◆ **Source material**
-------

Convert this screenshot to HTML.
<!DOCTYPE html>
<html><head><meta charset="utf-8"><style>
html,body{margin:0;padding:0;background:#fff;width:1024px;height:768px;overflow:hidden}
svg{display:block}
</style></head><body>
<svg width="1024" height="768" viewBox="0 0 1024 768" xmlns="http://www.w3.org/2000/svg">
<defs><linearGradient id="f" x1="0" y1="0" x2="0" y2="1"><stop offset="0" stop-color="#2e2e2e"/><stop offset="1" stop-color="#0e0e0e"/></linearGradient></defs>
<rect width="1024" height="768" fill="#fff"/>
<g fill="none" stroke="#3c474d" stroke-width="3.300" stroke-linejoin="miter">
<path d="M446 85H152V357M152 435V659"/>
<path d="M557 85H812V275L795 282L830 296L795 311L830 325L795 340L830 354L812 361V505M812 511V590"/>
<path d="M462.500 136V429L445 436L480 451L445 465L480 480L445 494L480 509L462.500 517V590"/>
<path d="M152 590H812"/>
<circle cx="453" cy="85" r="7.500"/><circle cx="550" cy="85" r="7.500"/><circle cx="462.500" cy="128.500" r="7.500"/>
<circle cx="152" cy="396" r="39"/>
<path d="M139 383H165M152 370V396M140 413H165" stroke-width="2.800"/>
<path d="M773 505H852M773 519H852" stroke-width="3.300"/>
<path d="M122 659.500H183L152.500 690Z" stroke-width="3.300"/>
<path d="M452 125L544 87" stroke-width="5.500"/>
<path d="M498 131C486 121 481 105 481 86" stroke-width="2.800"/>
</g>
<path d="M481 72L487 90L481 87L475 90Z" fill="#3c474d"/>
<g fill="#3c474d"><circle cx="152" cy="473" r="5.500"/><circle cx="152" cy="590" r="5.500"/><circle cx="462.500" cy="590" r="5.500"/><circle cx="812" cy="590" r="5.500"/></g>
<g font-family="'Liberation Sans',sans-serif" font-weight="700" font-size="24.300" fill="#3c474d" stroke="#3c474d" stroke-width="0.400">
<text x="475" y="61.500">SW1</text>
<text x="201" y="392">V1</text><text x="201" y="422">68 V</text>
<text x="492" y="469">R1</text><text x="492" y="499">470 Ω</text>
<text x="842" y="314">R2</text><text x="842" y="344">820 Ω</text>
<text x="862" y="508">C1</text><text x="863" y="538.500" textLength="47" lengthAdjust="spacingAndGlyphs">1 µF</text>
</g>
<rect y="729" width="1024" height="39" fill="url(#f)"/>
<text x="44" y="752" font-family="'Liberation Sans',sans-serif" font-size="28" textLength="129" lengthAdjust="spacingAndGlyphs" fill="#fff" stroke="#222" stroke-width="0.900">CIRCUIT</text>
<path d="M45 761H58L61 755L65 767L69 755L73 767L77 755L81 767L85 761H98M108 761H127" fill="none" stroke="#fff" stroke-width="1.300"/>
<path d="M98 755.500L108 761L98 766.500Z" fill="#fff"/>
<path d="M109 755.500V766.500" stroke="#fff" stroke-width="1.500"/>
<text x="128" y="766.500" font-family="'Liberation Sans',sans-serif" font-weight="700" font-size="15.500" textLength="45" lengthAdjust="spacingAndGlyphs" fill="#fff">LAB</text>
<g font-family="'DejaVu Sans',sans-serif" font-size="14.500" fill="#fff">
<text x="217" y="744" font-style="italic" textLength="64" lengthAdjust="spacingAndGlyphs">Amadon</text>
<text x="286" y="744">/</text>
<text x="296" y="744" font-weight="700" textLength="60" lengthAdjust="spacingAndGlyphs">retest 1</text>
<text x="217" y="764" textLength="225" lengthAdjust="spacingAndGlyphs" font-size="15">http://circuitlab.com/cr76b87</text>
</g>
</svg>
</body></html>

-------

◆ **What is required**
Please reproduce every line of the material word for word.

◆ **Completed exercise**
Convert this screenshot to HTML.
<!DOCTYPE html>
<html><head><meta charset="utf-8"><style>
html,body{margin:0;padding:0;background:#fff;width:1024px;height:768px;overflow:hidden}
svg{display:block}
</style></head><body>
<svg width="1024" height="768" viewBox="0 0 1024 768" xmlns="http://www.w3.org/2000/svg">
<defs><linearGradient id="f" x1="0" y1="0" x2="0" y2="1"><stop offset="0" stop-color="#2e2e2e"/><stop offset="1" stop-color="#0e0e0e"/></linearGradient></defs>
<rect width="1024" height="768" fill="#fff"/>
<g fill="none" stroke="#3c474d" stroke-width="3.300" stroke-linejoin="miter">
<path d="M446 85H152V357M152 435V659"/>
<path d="M557 85H812V275L795 282L830 296L795 311L830 325L795 340L830 354L812 361V505M812 511V590"/>
<path d="M462.500 136V429L445 436L480 451L445 465L480 480L445 494L480 509L462.500 517V590"/>
<path d="M152 590H812"/>
<circle cx="453" cy="85" r="7.500"/><circle cx="550" cy="85" r="7.500"/><circle cx="462.500" cy="128.500" r="7.500"/>
<circle cx="152" cy="396" r="39"/>
<path d="M139 383H165M152 370V396M140 413H165" stroke-width="2.800"/>
<path d="M773 505H852M773 519H852" stroke-width="3.300"/>
<path d="M122 659.500H183L152.500 690Z" stroke-width="3.300"/>
<path d="M452 125L544 87" stroke-width="5.500"/>
<path d="M498 131C486 121 481 105 481 86" stroke-width="2.800"/>
</g>
<path d="M481 72L487 90L481 87L475 90Z" fill="#3c474d"/>
<g fill="#3c474d"><circle cx="152" cy="473" r="5.500"/><circle cx="152" cy="590" r="5.500"/><circle cx="462.500" cy="590" r="5.500"/><circle cx="812" cy="590" r="5.500"/></g>
<g font-family="'Liberation Sans',sans-serif" font-weight="700" font-size="24.300" fill="#3c474d" stroke="#3c474d" stroke-width="0.400">
<text x="475" y="61.500">SW1</text>
<text x="201" y="392">V1</text><text x="201" y="422">68 V</text>
<text x="492" y="469">R1</text><text x="492" y="499">470 Ω</text>
<text x="842" y="314">R2</text><text x="842" y="344">820 Ω</text>
<text x="862" y="508">C1</text><text x="863" y="538.500" textLength="47" lengthAdjust="spacingAndGlyphs">1 µF</text>
</g>
<rect y="729" width="1024" height="39" fill="url(#f)"/>
<text x="44" y="752" font-family="'Liberation Sans',sans-serif" font-size="28" textLength="129" lengthAdjust="spacingAndGlyphs" fill="#fff" stroke="#222" stroke-width="0.900">CIRCUIT</text>
<path d="M45 761H58L61 755L65 767L69 755L73 767L77 755L81 767L85 761H98M108 761H127" fill="none" stroke="#fff" stroke-width="1.300"/>
<path d="M98 755.500L108 761L98 766.500Z" fill="#fff"/>
<path d="M109 755.500V766.500" stroke="#fff" stroke-width="1.500"/>
<text x="128" y="766.500" font-family="'Liberation Sans',sans-serif" font-weight="700" font-size="15.500" textLength="45" lengthAdjust="spacingAndGlyphs" fill="#fff">LAB</text>
<g font-family="'DejaVu Sans',sans-serif" font-size="14.500" fill="#fff">
<text x="217" y="744" font-style="italic" textLength="64" lengthAdjust="spacingAndGlyphs">Amadon</text>
<text x="286" y="744">/</text>
<text x="296" y="744" font-weight="700" textLength="60" lengthAdjust="spacingAndGlyphs">retest 1</text>
<text x="217" y="764" textLength="225" lengthAdjust="spacingAndGlyphs" font-size="15">http://circuitlab.com/cr76b87</text>
</g>
</svg>
</body></html>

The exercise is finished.